Regardless of the negative feedback about email, it is still a huge component of business, with millions of companies investing in the email hosting market. The top three companies with market share are shown below, and the visual gives a perspective on the sheer number of companies relying on email hosting services.
Emailing and company transparency can be at odds.
Emails are currently used for more private types of communication, and although can be broadly shared, lack some of the visibility that individuals are wanting to see regarding key decisions and workflows. Some companies are opting for posting in more public/semi-public workgroups rather than in private emails.
New work collaboration sites are a growing substitute.

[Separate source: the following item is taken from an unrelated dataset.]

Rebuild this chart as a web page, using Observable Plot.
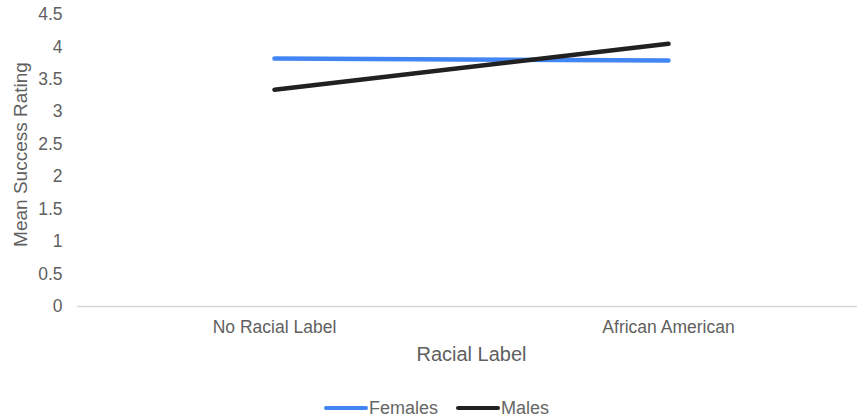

Individuals are migrating their corporate communication to more interactive and direct-to-the-source approaches. This means communicating right on documents, whether in Google Docs or Microsoft OneDrive files. Collaborative software like Slack and Teams make a one-stop-shop for individuals to communicate with others while contributing content and are becoming the preferred way of collaborating for many individuals. Major players in the team’s collaboration tool market are shown below.
Big picture, email is not disappearing any time soon, but new substitutes are taking over the market share of corporate communication. Individuals are preferring sleeker ways to communicate and collaborate with others in an efficient manner. The future is seamless communication, visibility to ideas, and effective collaborative tools that enable innovation. So either emailing becomes optimized for collaboration or the industry will shift with preference.